Mrs Wallace told diners at the show’s Breeders’ Dinner last weekend she thought it was “pretty amazing” when her ewe was judged reserve champion fine wool ewe at the 2014 show.

But she was “absolutely gob-smacked” when the 2015 Australian Fleece Competition convenor Athol (Frederick) rang to tell her the ewe’s fleece was grand champion, winning her a $2000 travel voucher.

“So much so, that I burst into tears and I don’t know that Athol has ever had a winner who has burst into tears.”

“It has been a great thrill and I did never in my wildest dreams think that I would ever win this award,” she said.

“I thought if I get a place in my class I would be absolutely thrilled.

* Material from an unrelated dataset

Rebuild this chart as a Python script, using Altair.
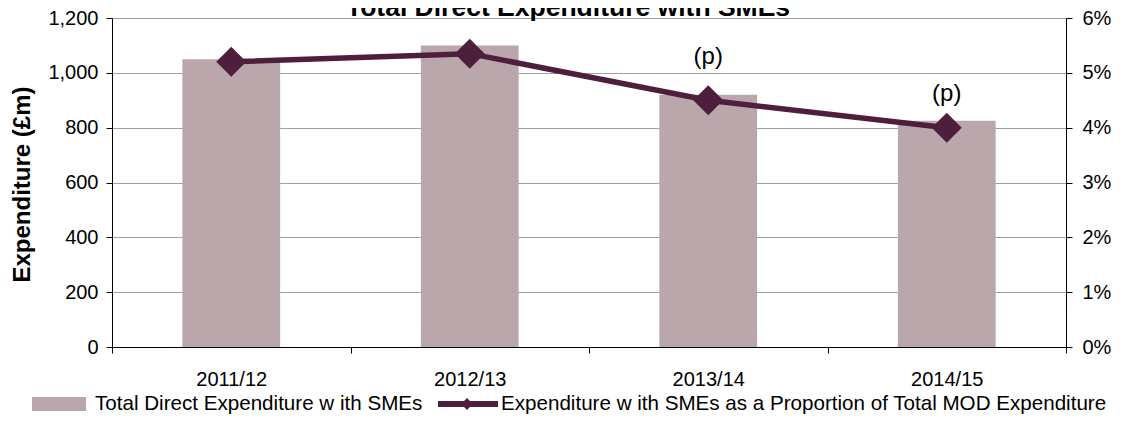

“To win grand champion fleece for me has been a dream come true.”

It has been a big year of first’s for Mrs Wallace; it is the first time an Apple Isle fleece has won the competition and she was recently elected unopposed as the first Tasmanian and first female president of the Australian Association of Stud Merino Breeders.

Mrs Wallace’s winning fleece scored 94.55 points out of 100 to outscore an extra superfine 17.1 micron Merino fleece with 93.65 points from Phil Venning of Clare, South Australia. The 6.9 kilogram (skirted) Trefusis fleece was valued at $74.54, with a yield of 79.3 percent, a hauteur of 87.6mm, tensile strength of 54 Newtons/kilotex and 1 percent vegetable matter content.

Mrs Wallace said her ewe cut 9 kilogram when it was shorn in August last year.

“She’s just a magnificent ewe.

“It’s the first time I think that anybody from Tasmania has won the grand champion fleece since the competition has been running.”

The ewe was sired by a ram bought from the Nerstane stud in 2009 and bred out of a Trefusis stud ewe.

“I’m really pleased with the injection of (wool) cut, frame size and crimp definition – it’s terrific.”

The Trefusis stud was aiming to breed wool like the “fine type” fleece, she said.

Mr Venning’s fleece was valued at $69.44 and was also judged champion commercial fleece. He was the most successful exhibitor in the competition.

Mrs Wallace thanked Trefusis’ stud classer Andrew Calvert and said the Bendigo show was credit to Australian Sheep Breeders Association president Malcolm Starritt and his team.